For Cormac McCarthy, at least from my vantage point, it was a year of pure alchemy, much of it spent translating what could have been a dry academic expose into a strange and haunting tale of impotence, rage, and ultimately violence among two generations of owners and workers, fathers and son, during the rise and fall of one of America's most bizarre utopian industrial experiments.

Ecco's printing of The Gardener's Son elicited scant notice from critics.
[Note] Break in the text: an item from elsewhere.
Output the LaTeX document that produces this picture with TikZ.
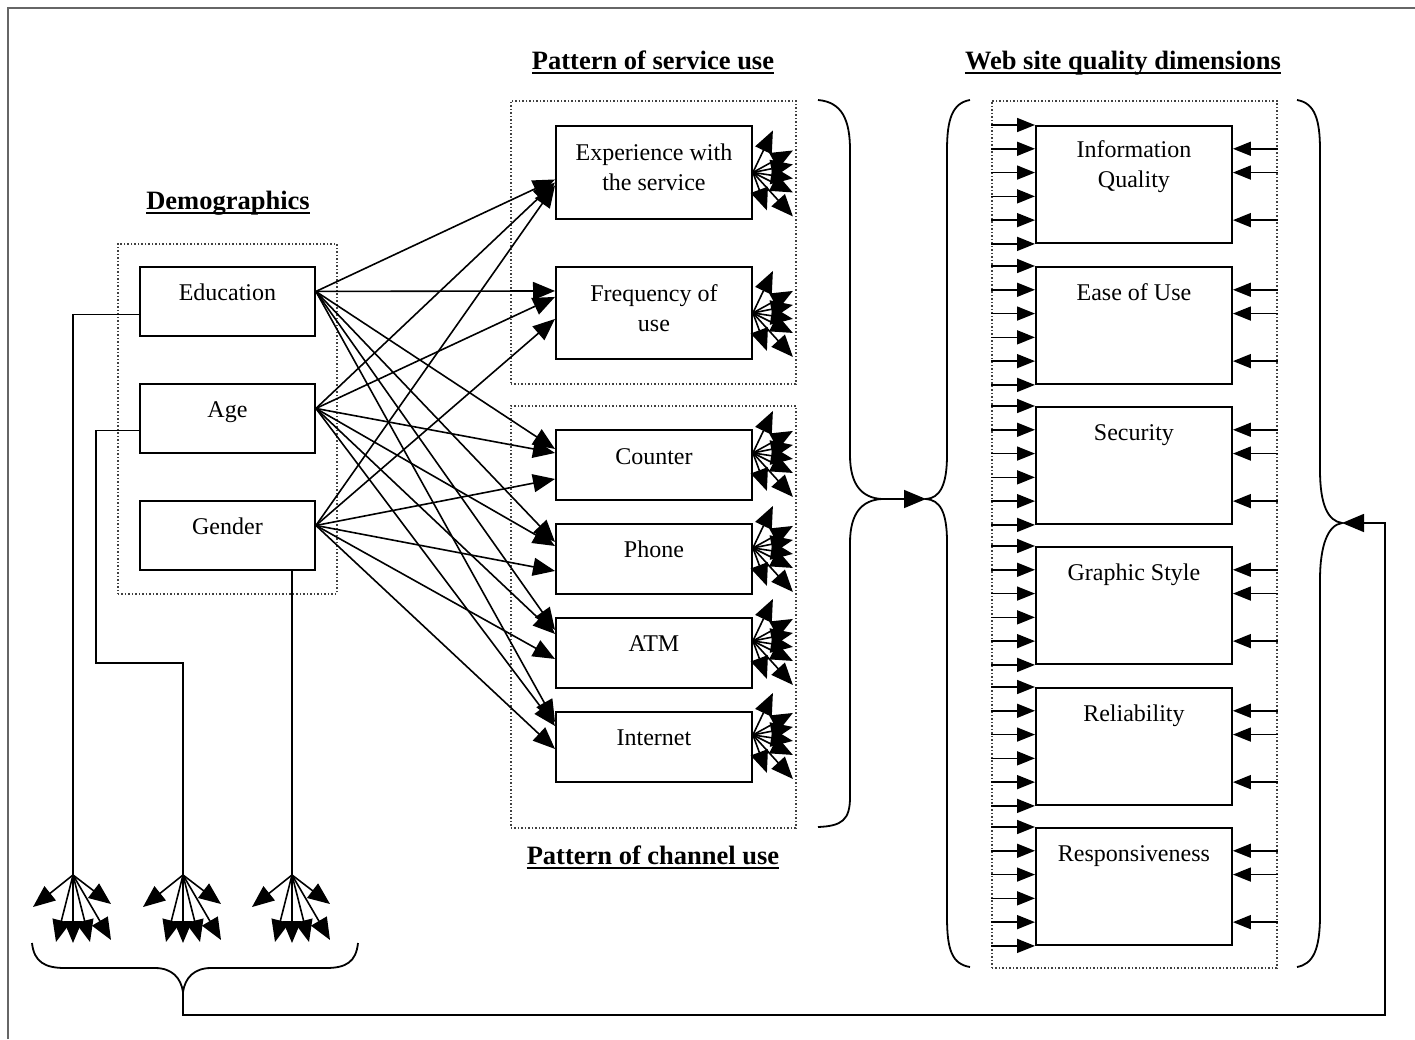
\documentclass[tikz,border=0pt]{standalone}
\usepackage{fontspec}
\setmainfont{Liberation Serif}
\usetikzlibrary{arrows.meta,calc}
\begin{document}
\begin{tikzpicture}[x=1pt,y=-1pt,
 every node/.style={font=\fontsize{24}{30}\selectfont},
 box/.style={draw, line width=1.9pt, anchor=north west, minimum width=196pt, inner sep=0},
 grp/.style={draw=black!75, dotted, line width=1.5pt, anchor=north west, inner sep=0},
 lbl/.style={anchor=base, inner sep=0, align=center},
 lbltwo/.style={anchor=center, inner sep=0, align=center},
 head/.style={anchor=base, inner sep=0, font=\fontsize{26.5}{30}\selectfont\bfseries},
 uline/.style={line width=1.8pt},
 arr/.style={line width=1.6pt, -{Triangle[length=22pt,width=18pt]}},
 warr/.style={line width=1.6pt, -{Triangle[length=18pt,width=14pt]}},
 ln/.style={line width=1.6pt},
 brace/.style={line width=1.8pt},
]
\useasboundingbox (0,0) rectangle (1415,1039);
\draw[draw=black!60, line width=2pt] (8,1039) -- (8,8) -- (1415,8);

% groups
\node[grp, minimum width=219pt, minimum height=350pt] (demgrp) at (117,243) {};
\node[grp, minimum width=285pt, minimum height=283pt] (svcgrp) at (510,100) {};
\node[grp, minimum width=285pt, minimum height=422pt] (chgrp) at (510,405) {};
\node[grp, minimum width=285pt, minimum height=867pt] (webgrp) at (991,100) {};

% headings
\node[head] (hdem) at (228,209) {Demographics};
\node[head] (hsvc) at (653,69) {Pattern of service use};
\node[head] (hweb) at (1123,69) {Web site quality dimensions};
\node[head] (hch) at (653,864) {Pattern of channel use};
\foreach \h in {hdem,hsvc,hweb,hch}
  \draw[uline] ([yshift=-4pt]\h.base west) -- ([yshift=-4pt]\h.base east);

% demographic boxes
\node[box, minimum width=175pt, minimum height=69pt] (edu) at (139,266) {};
\node[box, minimum width=175pt, minimum height=69pt] (age) at (139,383) {};
\node[box, minimum width=175pt, minimum height=69pt] (gen) at (139,500) {};
\node[lbl] (edut) at ([yshift=-34pt]edu.north) {Education};
\node[lbl] (aget) at ([yshift=-34pt]age.north) {Age};
\node[lbl] (gent) at ([yshift=-34pt]gen.north) {Gender};

% service / channel boxes
\node[box, minimum height=93pt] (exp) at (555,125) {};
\node[box, minimum height=92pt] (frq) at (555,266) {};
\node[box, minimum height=70pt] (cnt) at (555,429) {};
\node[box, minimum height=70pt] (phn) at (555,523) {};
\node[box, minimum height=70pt] (atm) at (555,617) {};
\node[box, minimum height=70pt] (int) at (555,711) {};
\node[lbltwo] (expt) at ([yshift=-42pt]exp.north) {Experience with\\the service};
\node[lbltwo] (frqt) at ([yshift=-42pt]frq.north) {Frequency of\\use};
\node[lbl] (cntt) at ([yshift=-35pt]cnt.north) {Counter};
\node[lbl] (phnt) at ([yshift=-34pt]phn.north) {Phone};
\node[lbl] (atmt) at ([yshift=-34pt]atm.north) {ATM};
\node[lbl] (intt) at ([yshift=-34pt]int.north) {Internet};

% web boxes
\node[box, minimum height=117pt] (iq) at (1035,125) {};
\node[box, minimum height=117pt] (eu) at (1035,266) {};
\node[box, minimum height=117pt] (se) at (1035,406) {};
\node[box, minimum height=117pt] (gs) at (1035,546) {};
\node[box, minimum height=117pt] (rl) at (1035,687) {};
\node[box, minimum height=117pt] (rs) at (1035,827) {};
\node[lbltwo] (iqt) at ([yshift=-42pt]iq.north) {Information\\Quality};
\node[lbl] (eut) at ([yshift=-34pt]eu.north) {Ease of Use};
\node[lbl] (set) at ([yshift=-34pt]se.north) {Security};
\node[lbl] (gst) at ([yshift=-34pt]gs.north) {Graphic Style};
\node[lbl] (rlt) at ([yshift=-34pt]rl.north) {Reliability};
\node[lbl] (rst) at ([yshift=-34pt]rs.north) {Responsiveness};

% demographic -> pattern arrows
\foreach \s/\t/\o in {edu/exp/-7, age/exp/-10, gen/exp/-13,
  edu/frq/22, age/frq/16, gen/frq/-6,
  edu/cnt/16, age/cnt/12, gen/cnt/-14,
  edu/phn/17, age/phn/13, gen/phn/-12,
  edu/atm/23, age/atm/19, gen/atm/-6,
  edu/int/25, age/int/21, gen/int/-2}
  \draw[arr] ([yshift=10pt]\s.east) -- ([yshift=\o pt]\t.west);

% fans at right of pattern boxes
\foreach \b/\o in {exp/0, frq/0, cnt/12, phn/11, atm/12, int/12}
  \foreach \dx/\dy in {20/-42, 40/-22, 40/-8, 40/6, 40/20, 14/38, 40/44}
    \draw[arr] ([yshift=\o pt]\b.east) -- ++(\dx,\dy);

% web arrows
\foreach \b in {iq,eu,se,gs,rl,rs}{
  \foreach \k in {0,0.2,0.4,0.6,0.8,1}{
    \coordinate (wp) at ($(\b.north west)!\k!(\b.south west)$);
    \draw[warr] (webgrp.west |- wp) -- (wp);
  }
  \foreach \k in {0.2,0.4,0.8}{
    \coordinate (wq) at ($(\b.north east)!\k!(\b.south east)$);
    \draw[warr] (webgrp.east |- wq) -- (wq);
  }
}

% demographics down to bottom fans
\coordinate (fanA) at (73,875);
\coordinate (fanB) at (183,875);
\coordinate (fanC) at (292,875);
\coordinate (agebend) at (96,663);
\draw[ln] ([yshift=-13pt]edu.west) -| (fanA);
\draw[ln] ([yshift=-12pt]age.west) -| (agebend) -| (fanB);
\draw[ln] (gen.south -| fanC) -- (fanC);
\foreach \f in {fanA,fanB,fanC}
  \foreach \dx/\dy in {-40/32, -17/67, 0/68, 17/67, 38/65, 38/29}
    \draw[arr] (\f) -- ++(\dx,\dy);

% braces
\draw[brace] (818,100) .. controls (842,102) and (850,120) .. (850,150) -- (850,455)
  .. controls (850,485) and (862,498) .. (882,499)
  .. controls (862,500) and (850,513) .. (850,543) -- (850,797)
  .. controls (850,820) and (842,826) .. (818,827);
\draw[brace] (970,100) .. controls (952,103) and (947,120) .. (947,150) -- (947,455)
  .. controls (947,485) and (940,498) .. (926,499)
  .. controls (940,500) and (947,512) .. (947,542) -- (947,917)
  .. controls (947,950) and (952,964) .. (970,967);
\draw[brace] (1297,100) .. controls (1315,103) and (1320,120) .. (1320,150) -- (1320,470)
  .. controls (1320,505) and (1328,521) .. (1342,523)
  .. controls (1328,525) and (1320,545) .. (1320,580) -- (1320,915)
  .. controls (1320,950) and (1313,964) .. (1297,967);
\draw[brace] (32,943) .. controls (34,962) and (45,968) .. (65,968) -- (155,968)
  .. controls (172,968) and (181,978) .. (183,992)
  .. controls (185,978) and (194,968) .. (211,968) -- (326,968)
  .. controls (346,968) and (356,962) .. (358,943);
\coordinate (b1) at (882,499);
\coordinate (b2) at (926,499);
\coordinate (b3) at (1342,523);
\coordinate (b4) at (183,992);
\coordinate (fb) at (1385,1015);
\draw[arr] (b1) -- (b2);
\draw[arr] (b4) |- (fb) |- (b3);
\end{tikzpicture}
\end{document}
A review in Booklist called it a "monumental small work for McCarthy, lesser in scope and impact than his All the Pretty Horses (1992) or The Crossing (1994) but bearing in full measure his gift—that ability to fit complex and universal emotions into ordinary lives and still preserve all of their power and significance." In 2010, Niall Griffiths wrote in The Daily Telegraph that "McCarthy's ear for nervous and energetic dialogue is often overshadowed by the heights of his descriptive prose, yet the beauties of his speech can equal those of his narrative," particularly in The Gardener's Son and his other dramas.